Dayton SUB-100 HT Series 10" 125 Watt Powered Subwoofer (SKU # 300-633 & 888-632)
Dayton SUB-120 HT Series 12" 150 Watt Powered Subwoofer (SKU # 300-635 & 888-634)
Dayton Audio Speaker Bar and 10" Subwoofer Package (SKU # 300-637)
Dayton Audio Speaker Bar and Subwoofer Package (SKU # 300-638)
Dayton HTP-2 5.1 Home Theater Package 10" Powered Subwoofer (SKU # 300-694)
Dayton HTP-3 5.1 Home Theater Package 12" Powered Subwoofer (SKU # 300-696)
Replacement Sub Amp (SKU # 000-RET1)

While the quality issue is known to have affected less than 0.5% of our total units purchased between June 30, 2010 and January 15, 2011, we believe units with serial #'s 0608010101 thru 0608010500 require an upgrade. If you possess an amplifier purchased in this time frame, immediately unplug the unit to eliminate any risk of danger, regardless of whether you notice any problems with the unit or not. If you purchased this unit for resell, please contact your customer to have the unit's serial # checked. To check the serial # of your unit, view HT100-120 Amplifier Removal Procedure

.

We have identified an over-heating issue in the amplifier module of the sub. This heating issue can occur at any time that the amplifier is plugged into a wall outlet, whether it is actually in use or not. Problem over-heating of the amplifier is usually accompanied by a very noticeable "hum" coming from the subwoofer's speaker. If left powered, it is possible for the metal "plate" and heat sink (cooling fins) of the amplifier to become hot enough to cause a minor burn to the skin, and in extreme cases, the possibility of the unit to produce smoke or fire.

The resolution requires an upgrade of 2 transistors, performed by a qualified technician, inside the amplifier module of the subwoofer. If your serial # is within the range noted above, it will require the upgrade.

If your amplifier serial # is within the range noted above, call us immediately. Within one business day we will ship an upgraded amplifier module directly to you at no charge along with a postage-paid return label. After you receive and replace the amplifier module, please put the old amplifier module in the box in which the replacement module was shipped, attach the provided return shipping label to the box, and hand it to any Fed Ex driver or drop it off at any Fed Ex Kinko’s shipping location. Plus, as a courtesy, we will automatically extend the modified amplifier warranty for an additional 1 year. 

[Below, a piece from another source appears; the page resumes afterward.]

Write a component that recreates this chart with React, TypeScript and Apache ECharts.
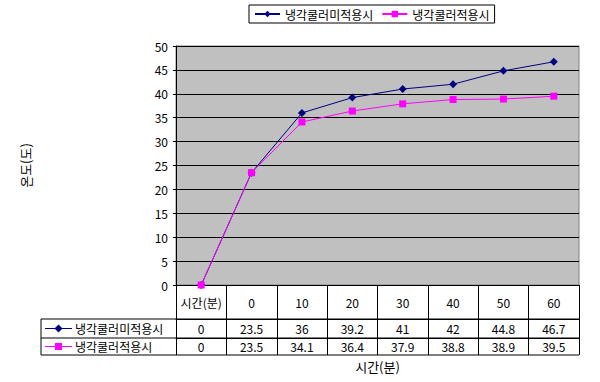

http://www.parts-express.com/pdf/HT100-120_Amplifier_Procedure.pdf


----------



## Moonfly (Aug 1, 2008)

Cheers Jason, hopefully not many are affected :T


----------



## Jason1976 (Aug 13, 2009)

Moonfly said:


> Cheers Jason, hopefully not many are affected :T


I don't have one, but I see parts express is a link at the top of home theater shack and I was thinking some of the members may have one.


----------